それだけでもブニュエル好きとしてはワクワクするのに、前半の徹底した人間不信、全編を通して語られる孤独のありように、更に心をつかまれてしまう。自分は海という檻に囚われているのだとつぶやくシーンや山びこのシーンなんて泣きそうにさえなったよ私は。ああ、これはまさにブニュエルの、ブニュエルによる、思いもよらない事態に陥ってしまったひとの映画なんだなあと。
ロビンソンが案山子に女性の服を着せてハッとし、しばらく後の場面でフライデーがドレスを身につけはしゃぐ様に激昂するのも興味深い。
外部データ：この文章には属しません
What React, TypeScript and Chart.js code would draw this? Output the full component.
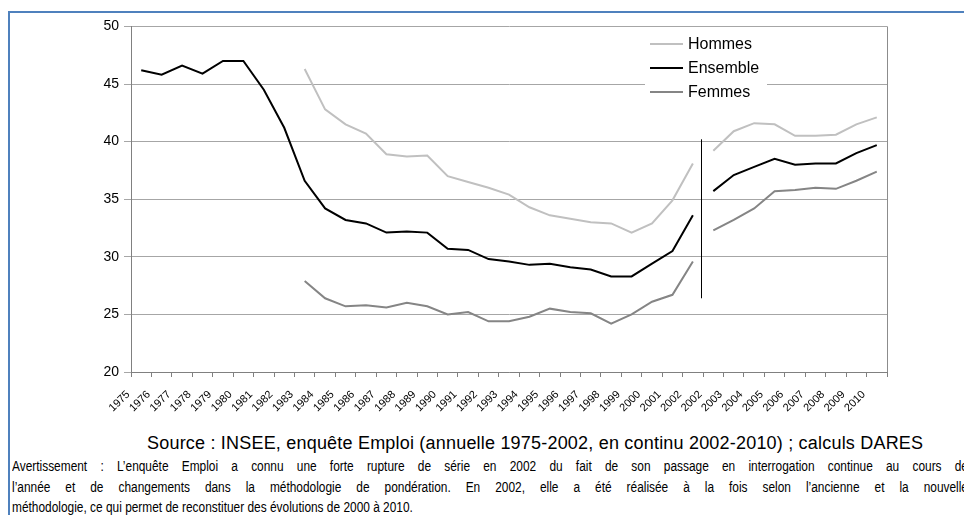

え、この二人の主従関係には性的要素も含まれてしまうの?なんて、子供のころハラハラドキドキしながら原作を読んだときには思いもしなかった想像までしてしまったけれど、それは私が汚れた大人になったからだけではなく、ブニュエルの撒いた種に導かれたからでもあると断言したい。序盤で猫が出産し、「相手がだれだったのかいまだ謎である」とコミカルに語る場面もあったしね。
島を離れるときに聞こえる犬の鳴き声もだけど、鏡を見て自分が過ごした年月を実感するところもよいよね。浦島太郎の玉手箱に入っていたものは、煙だけではなく鏡だったのかもなあとふと思ったりも。
とにもかくにも、本当におもしろかった。時代的に難しいところもあるかもだけど、ブニュエル入門としてもオススメ!